22nd Tuesday of Ordinary Time
Memorial of St. Gregory the Great
The opening prayer of the Mass can often give us something to look for in the readings that follow, or it may single out some quality of a saint which we can admire and pray to imitate. On today’s feast of St Gregory, the Church prays for “the flourishing of a holy flock”, because St Gregory himself flourished in a holy way of life, and the way he did so is of special interest to monks. Like Thomas Merton, his whole life was lived “in the belly of a paradox”. On the one hand, he wanted nothing better than to live the monastic life like any monk, “to live in the house of the Lord all the days of his life, to savor the sweetness of the Lord”.

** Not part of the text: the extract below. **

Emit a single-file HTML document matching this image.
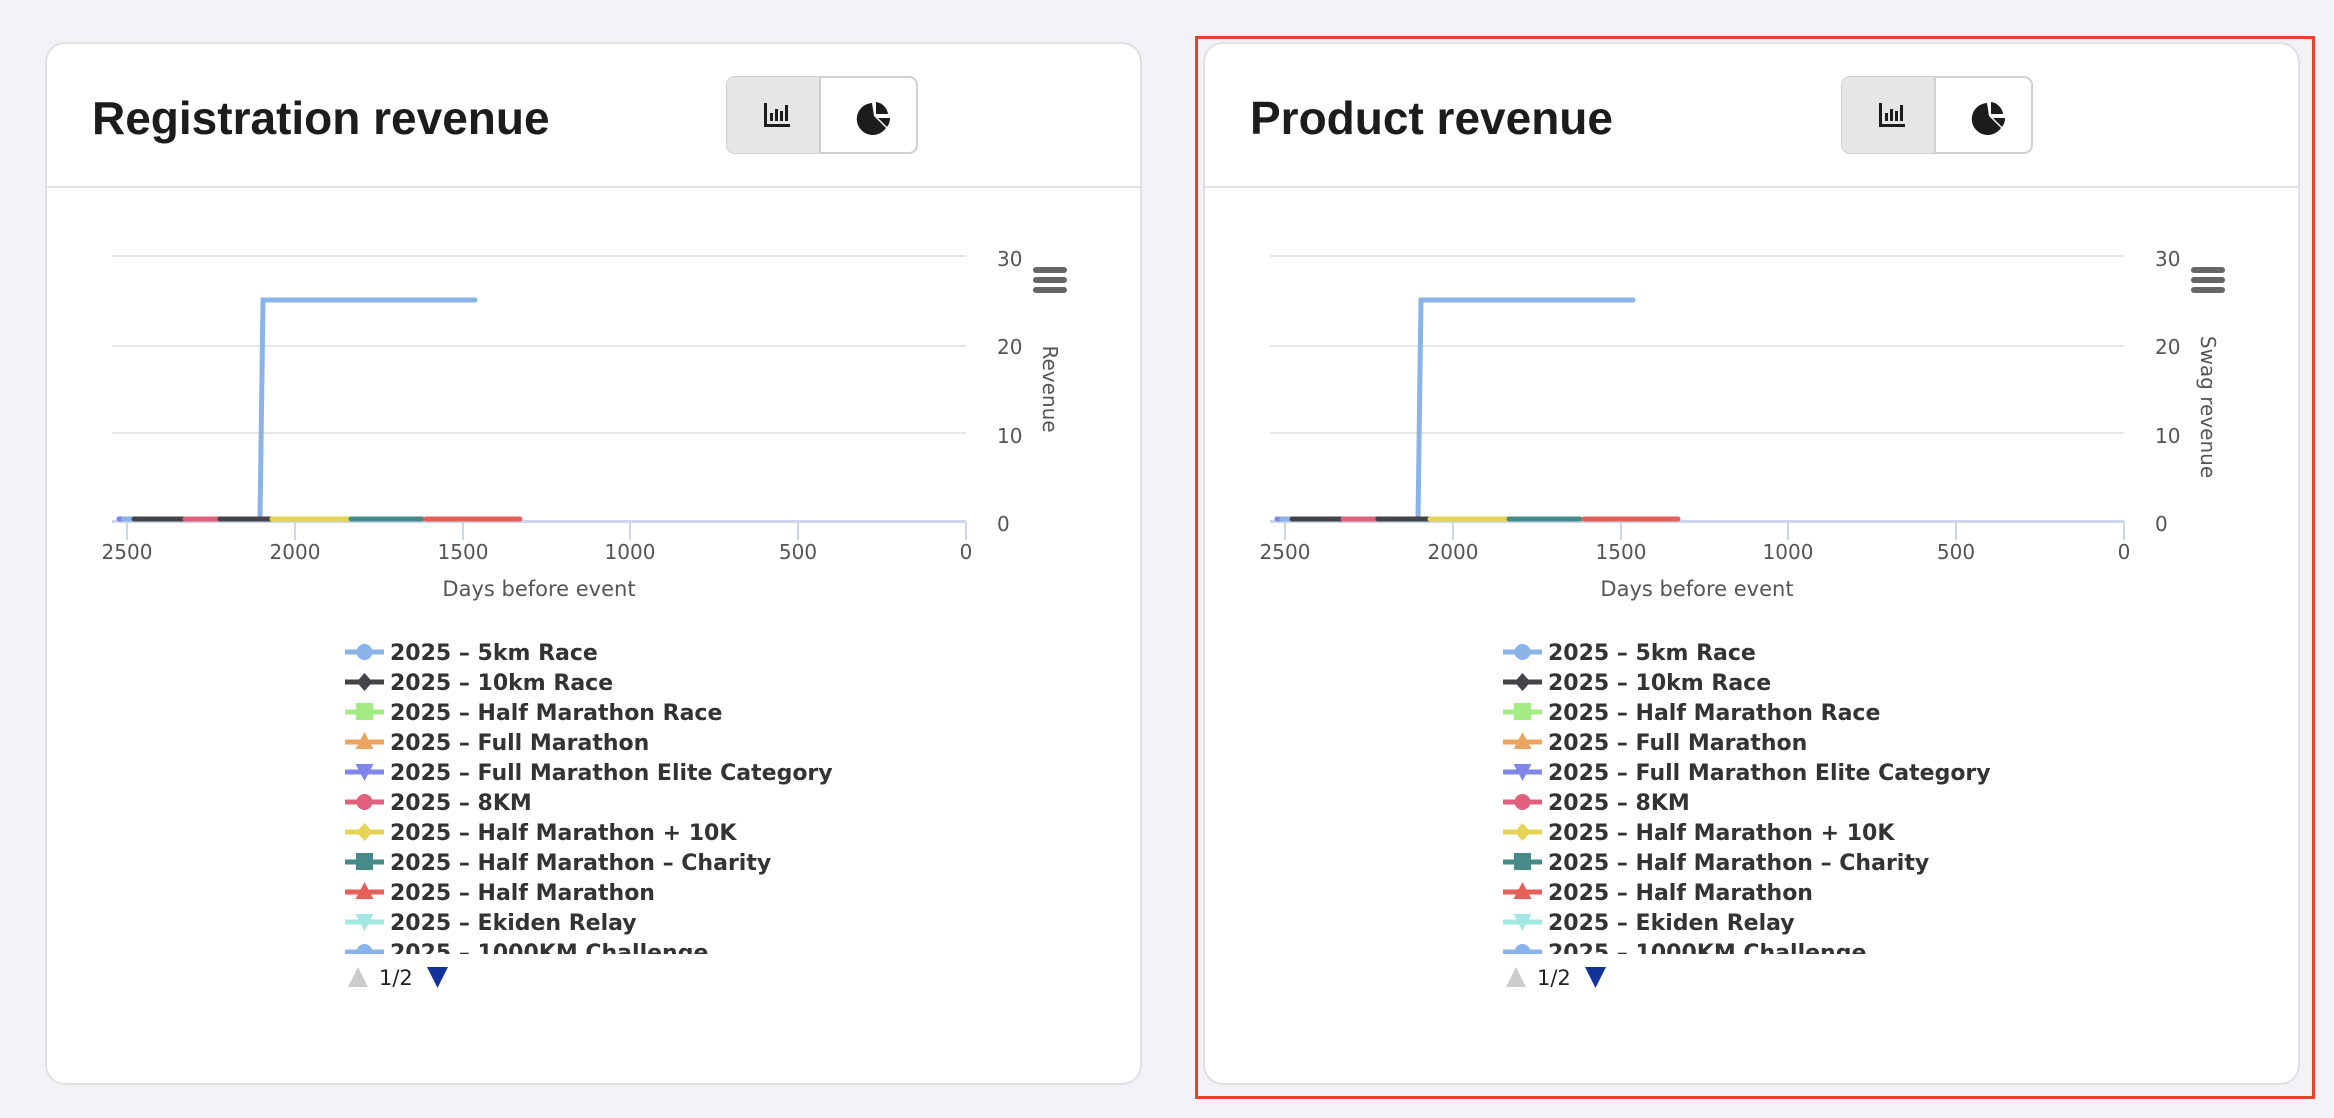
<!DOCTYPE html>
<html><head><meta charset="utf-8"><style>
html,body{margin:0;padding:0;background:#f3f3f7;width:2334px;height:1118px;overflow:hidden;font-family:"Liberation Sans","DejaVu Sans",sans-serif}
.card{position:absolute;top:42px;width:1097px;height:1043px;background:#fff;border:2px solid #e0e0e3;border-radius:20px;box-sizing:border-box;overflow:hidden}
.card svg{position:absolute;left:-2px;top:-2px}
.sel{position:absolute;left:1195px;top:36px;width:1120px;height:1063px;border:3px solid #e5432b;box-sizing:border-box}
</style></head><body>
<div class="sel"></div>

<div class="card" style="left:45px">
<svg width="1097" height="1043" viewBox="0 0 1097 1043" xmlns="http://www.w3.org/2000/svg">
<text x="47" y="92" font-size="46" font-weight="bold" fill="#1c1c1c" font-family="Liberation Sans, sans-serif">Registration revenue</text>
<rect x="682" y="35" width="190" height="76" rx="8" fill="#fff" stroke="#d0d0d0" stroke-width="2"/>
<path d="M690 35 H775 V111 H690 a8 8 0 0 1 -8 -8 V43 a8 8 0 0 1 8 -8z" fill="#e6e6e6"/>
<line x1="775" y1="35" x2="775" y2="111" stroke="#d0d0d0" stroke-width="2"/>
<g fill="#1c1c1c"><rect x="719" y="61" width="3" height="24"/><rect x="719" y="82" width="26" height="3"/><rect x="725" y="71" width="3" height="8"/><rect x="730" y="67" width="3" height="12"/><rect x="735" y="69" width="3" height="10"/><rect x="740" y="63" width="3" height="16"/></g>
<path d="M827 61 A16 16 0 1 0 841 86 L829 74 Z" fill="#1c1c1c"/><path d="M831 60 A14 14 0 0 1 843 72 L831 72Z" fill="#1c1c1c"/><path d="M833 76 L845 76 A14 14 0 0 1 842 85Z" fill="#1c1c1c"/>
<line x1="0" y1="145" x2="1097" y2="145" stroke="#e2e2e2" stroke-width="2"/>
<g stroke="#e6e6e6" stroke-width="2"><line x1="67" y1="214" x2="921" y2="214"/><line x1="67" y1="304" x2="921" y2="304"/><line x1="67" y1="391" x2="921" y2="391"/></g>
<line x1="67" y1="479.5" x2="921" y2="479.5" stroke="#ccd6eb" stroke-width="3"/>
<g stroke="#ccd6eb" stroke-width="2"><line x1="82" y1="480" x2="82" y2="498"/><line x1="250" y1="480" x2="250" y2="498"/><line x1="418" y1="480" x2="418" y2="498"/><line x1="585" y1="480" x2="585" y2="498"/><line x1="753" y1="480" x2="753" y2="498"/><line x1="921" y1="480" x2="921" y2="498"/></g>
<g font-size="20" fill="#555" font-family="DejaVu Sans, sans-serif" text-anchor="middle"><text x="82" y="517">2500</text><text x="250" y="517">2000</text><text x="418" y="517">1500</text><text x="585" y="517">1000</text><text x="753" y="517">500</text><text x="921" y="517">0</text></g>
<g font-size="20" fill="#555" font-family="DejaVu Sans, sans-serif"><text x="952" y="224">30</text><text x="952" y="312">20</text><text x="952" y="401">10</text><text x="952" y="489">0</text></g>
<text x="494" y="554" font-size="21" fill="#555" text-anchor="middle" font-family="DejaVu Sans, sans-serif">Days before event</text>
<text transform="translate(998,347) rotate(90)" font-size="20" fill="#555" text-anchor="middle" font-family="DejaVu Sans, sans-serif">Revenue</text>
<g stroke="#666" stroke-width="6" stroke-linecap="round"><line x1="991" y1="228" x2="1019" y2="228"/><line x1="991" y1="238" x2="1019" y2="238"/><line x1="991" y1="248" x2="1019" y2="248"/></g>
<g stroke-width="5" stroke-linecap="round" fill="none">
<polyline points="74,477 215,477 218,258 430,258" stroke="#8ab4e8"/>
<line x1="74" y1="477" x2="79" y2="477" stroke="#8085e9"/><line x1="79" y1="477" x2="88" y2="477" stroke="#8ab4e8"/>
<line x1="89" y1="477" x2="140" y2="477" stroke="#434348"/><line x1="140" y1="477" x2="175" y2="477" stroke="#e0607e"/>
<line x1="175" y1="477" x2="227" y2="477" stroke="#434348"/><line x1="227" y1="477" x2="306" y2="477" stroke="#e4d354"/>
<line x1="306" y1="477" x2="377" y2="477" stroke="#468b88"/><line x1="381" y1="477" x2="475" y2="477" stroke="#e6605a"/>
</g>
<defs><clipPath id="lc1"><rect x="290" y="590" width="600" height="322"/></clipPath></defs>
<g clip-path="url(#lc1)" font-size="22" font-weight="bold" fill="#333" font-family="DejaVu Sans, sans-serif">
<g stroke-width="5"><line x1="300" y1="610" x2="339" y2="610" stroke="#8ab4e8"/><line x1="300" y1="640" x2="339" y2="640" stroke="#434348"/><line x1="300" y1="670" x2="339" y2="670" stroke="#a3ec85"/><line x1="300" y1="700" x2="339" y2="700" stroke="#eba563"/><line x1="300" y1="730" x2="339" y2="730" stroke="#8085e9"/><line x1="300" y1="760" x2="339" y2="760" stroke="#e0607e"/><line x1="300" y1="790" x2="339" y2="790" stroke="#e4d354"/><line x1="300" y1="820" x2="339" y2="820" stroke="#468b88"/><line x1="300" y1="850" x2="339" y2="850" stroke="#e6605a"/><line x1="300" y1="880" x2="339" y2="880" stroke="#a2e8e0"/><line x1="300" y1="910" x2="339" y2="910" stroke="#8ab4e8"/></g>
<circle cx="319.5" cy="610" r="8" fill="#8ab4e8"/><path d="M319.5 631 l8 9 -8 9 -8 -9z" fill="#434348"/><rect x="311" y="661" width="17" height="17" fill="#a3ec85"/><path d="M319.5 690 l9 17 h-18z" fill="#eba563"/><path d="M310.5 722 h18 l-9 17z" fill="#8085e9"/><circle cx="319.5" cy="760" r="8" fill="#e0607e"/><path d="M319.5 781 l8 9 -8 9 -8 -9z" fill="#e4d354"/><rect x="311" y="811" width="17" height="17" fill="#468b88"/><path d="M319.5 840 l9 17 h-18z" fill="#e6605a"/><path d="M310.5 872 h18 l-9 17z" fill="#a2e8e0"/><circle cx="319.5" cy="910" r="8" fill="#8ab4e8"/>
<text x="345" y="618">2025 – 5km Race</text><text x="345" y="648">2025 – 10km Race</text><text x="345" y="678">2025 – Half Marathon Race</text><text x="345" y="708">2025 – Full Marathon</text><text x="345" y="738">2025 – Full Marathon Elite Category</text><text x="345" y="768">2025 – 8KM</text><text x="345" y="798">2025 – Half Marathon + 10K</text><text x="345" y="828">2025 – Half Marathon – Charity</text><text x="345" y="858">2025 – Half Marathon</text><text x="345" y="888">2025 – Ekiden Relay</text><text x="345" y="918">2025 – 1000KM Challenge</text>
</g>
<path d="M303 945 l10 -20 10 20z" fill="#cccccc"/>
<text x="334" y="943" font-size="21" fill="#222" font-family="DejaVu Sans, sans-serif">1/2</text>
<path d="M382 925 h21 l-10.5 21z" fill="#14339a"/>
</svg>
</div>

<div class="card" style="left:1203px">
<svg width="1097" height="1043" viewBox="0 0 1097 1043" xmlns="http://www.w3.org/2000/svg">
<text x="47" y="92" font-size="46" font-weight="bold" fill="#1c1c1c" font-family="Liberation Sans, sans-serif">Product revenue</text>
<g transform="translate(-43,0)">
<rect x="682" y="35" width="190" height="76" rx="8" fill="#fff" stroke="#d0d0d0" stroke-width="2"/>
<path d="M690 35 H775 V111 H690 a8 8 0 0 1 -8 -8 V43 a8 8 0 0 1 8 -8z" fill="#e6e6e6"/>
<line x1="775" y1="35" x2="775" y2="111" stroke="#d0d0d0" stroke-width="2"/>
<g fill="#1c1c1c"><rect x="719" y="61" width="3" height="24"/><rect x="719" y="82" width="26" height="3"/><rect x="725" y="71" width="3" height="8"/><rect x="730" y="67" width="3" height="12"/><rect x="735" y="69" width="3" height="10"/><rect x="740" y="63" width="3" height="16"/></g>
<path d="M827 61 A16 16 0 1 0 841 86 L829 74 Z" fill="#1c1c1c"/><path d="M831 60 A14 14 0 0 1 843 72 L831 72Z" fill="#1c1c1c"/><path d="M833 76 L845 76 A14 14 0 0 1 842 85Z" fill="#1c1c1c"/>
</g>
<line x1="0" y1="145" x2="1097" y2="145" stroke="#e2e2e2" stroke-width="2"/>
<g stroke="#e6e6e6" stroke-width="2"><line x1="67" y1="214" x2="921" y2="214"/><line x1="67" y1="304" x2="921" y2="304"/><line x1="67" y1="391" x2="921" y2="391"/></g>
<line x1="67" y1="479.5" x2="921" y2="479.5" stroke="#ccd6eb" stroke-width="3"/>
<g stroke="#ccd6eb" stroke-width="2"><line x1="82" y1="480" x2="82" y2="498"/><line x1="250" y1="480" x2="250" y2="498"/><line x1="418" y1="480" x2="418" y2="498"/><line x1="585" y1="480" x2="585" y2="498"/><line x1="753" y1="480" x2="753" y2="498"/><line x1="921" y1="480" x2="921" y2="498"/></g>
<g font-size="20" fill="#555" font-family="DejaVu Sans, sans-serif" text-anchor="middle"><text x="82" y="517">2500</text><text x="250" y="517">2000</text><text x="418" y="517">1500</text><text x="585" y="517">1000</text><text x="753" y="517">500</text><text x="921" y="517">0</text></g>
<g font-size="20" fill="#555" font-family="DejaVu Sans, sans-serif"><text x="952" y="224">30</text><text x="952" y="312">20</text><text x="952" y="401">10</text><text x="952" y="489">0</text></g>
<text x="494" y="554" font-size="21" fill="#555" text-anchor="middle" font-family="DejaVu Sans, sans-serif">Days before event</text>
<text transform="translate(998,365) rotate(90)" font-size="20" fill="#555" text-anchor="middle" font-family="DejaVu Sans, sans-serif">Swag revenue</text>
<g stroke="#666" stroke-width="6" stroke-linecap="round"><line x1="991" y1="228" x2="1019" y2="228"/><line x1="991" y1="238" x2="1019" y2="238"/><line x1="991" y1="248" x2="1019" y2="248"/></g>
<g stroke-width="5" stroke-linecap="round" fill="none">
<polyline points="74,477 215,477 218,258 430,258" stroke="#8ab4e8"/>
<line x1="74" y1="477" x2="79" y2="477" stroke="#8085e9"/><line x1="79" y1="477" x2="88" y2="477" stroke="#8ab4e8"/>
<line x1="89" y1="477" x2="140" y2="477" stroke="#434348"/><line x1="140" y1="477" x2="175" y2="477" stroke="#e0607e"/>
<line x1="175" y1="477" x2="227" y2="477" stroke="#434348"/><line x1="227" y1="477" x2="306" y2="477" stroke="#e4d354"/>
<line x1="306" y1="477" x2="377" y2="477" stroke="#468b88"/><line x1="381" y1="477" x2="475" y2="477" stroke="#e6605a"/>
</g>
<defs><clipPath id="lc2"><rect x="290" y="590" width="600" height="322"/></clipPath></defs>
<g clip-path="url(#lc2)" font-size="22" font-weight="bold" fill="#333" font-family="DejaVu Sans, sans-serif">
<g stroke-width="5"><line x1="300" y1="610" x2="339" y2="610" stroke="#8ab4e8"/><line x1="300" y1="640" x2="339" y2="640" stroke="#434348"/><line x1="300" y1="670" x2="339" y2="670" stroke="#a3ec85"/><line x1="300" y1="700" x2="339" y2="700" stroke="#eba563"/><line x1="300" y1="730" x2="339" y2="730" stroke="#8085e9"/><line x1="300" y1="760" x2="339" y2="760" stroke="#e0607e"/><line x1="300" y1="790" x2="339" y2="790" stroke="#e4d354"/><line x1="300" y1="820" x2="339" y2="820" stroke="#468b88"/><line x1="300" y1="850" x2="339" y2="850" stroke="#e6605a"/><line x1="300" y1="880" x2="339" y2="880" stroke="#a2e8e0"/><line x1="300" y1="910" x2="339" y2="910" stroke="#8ab4e8"/></g>
<circle cx="319.5" cy="610" r="8" fill="#8ab4e8"/><path d="M319.5 631 l8 9 -8 9 -8 -9z" fill="#434348"/><rect x="311" y="661" width="17" height="17" fill="#a3ec85"/><path d="M319.5 690 l9 17 h-18z" fill="#eba563"/><path d="M310.5 722 h18 l-9 17z" fill="#8085e9"/><circle cx="319.5" cy="760" r="8" fill="#e0607e"/><path d="M319.5 781 l8 9 -8 9 -8 -9z" fill="#e4d354"/><rect x="311" y="811" width="17" height="17" fill="#468b88"/><path d="M319.5 840 l9 17 h-18z" fill="#e6605a"/><path d="M310.5 872 h18 l-9 17z" fill="#a2e8e0"/><circle cx="319.5" cy="910" r="8" fill="#8ab4e8"/>
<text x="345" y="618">2025 – 5km Race</text><text x="345" y="648">2025 – 10km Race</text><text x="345" y="678">2025 – Half Marathon Race</text><text x="345" y="708">2025 – Full Marathon</text><text x="345" y="738">2025 – Full Marathon Elite Category</text><text x="345" y="768">2025 – 8KM</text><text x="345" y="798">2025 – Half Marathon + 10K</text><text x="345" y="828">2025 – Half Marathon – Charity</text><text x="345" y="858">2025 – Half Marathon</text><text x="345" y="888">2025 – Ekiden Relay</text><text x="345" y="918">2025 – 1000KM Challenge</text>
</g>
<path d="M303 945 l10 -20 10 20z" fill="#cccccc"/>
<text x="334" y="943" font-size="21" fill="#222" font-family="DejaVu Sans, sans-serif">1/2</text>
<path d="M382 925 h21 l-10.5 21z" fill="#14339a"/>
</svg>
</div>
</body></html>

On the other hand, as St Paul comments in the first reading, it was when he was saying “Peace and security” that “sudden disaster came upon him”: he was elected pope, and he could not escape. If his monastic vocation was to flourish, it could only do so in the very personal way in which the Lord was calling him to live that vocation. So, like Blessed Eugene after him, St Gregory continued to live the monastic life as well as he could, while at the same time responding to the Lord’s personal call to be “servant of the servants of God”, as Gregory was the first to describe his role as pope.
For a monk, to flourish in a holy life will mean developing both aspects of our vocation: what we have in common with every monk, and what is proper to me alone, the kind of monk that only I can be, as the Lord calls me. We only respond fully to the Lord’s call when we find ourselves growing more like monks, and at the same time, more like ourselves. Dom Elias in his visitation report commented that he could see this growth in some of the brothers, and that we ought to encourage it when we see it.
Although we grow in both directions throughout our life, usually we begin with discovering what it really means to be a monk. We deepen our understanding by reading the classics of monastic literature, but also, and especially, by following the good example of the monks who live in this monastery. It is a law of life that we are slowly transformed by the people we live with. Admiration leads to imitation. Almost unconsciously we feel impelled to imitate all that appears to us as what a monk should be. And this is healthy because it reveals to us a genuine part of our own identity as monks.
At the same time, we must never forget that we will always be different from other monks. St Gregory was the only monk in his monastery who was also the pope. Too often we look at one another and make comparisons, when what fits for another monk may not work for us. Our monastic vocation is a continuous response to grace, and develops along the lines of our own personality. The more we respond to grace, the more different we will become from every other monk.
May St Gregory intercede for us, that we may become the monks that God wants us to be.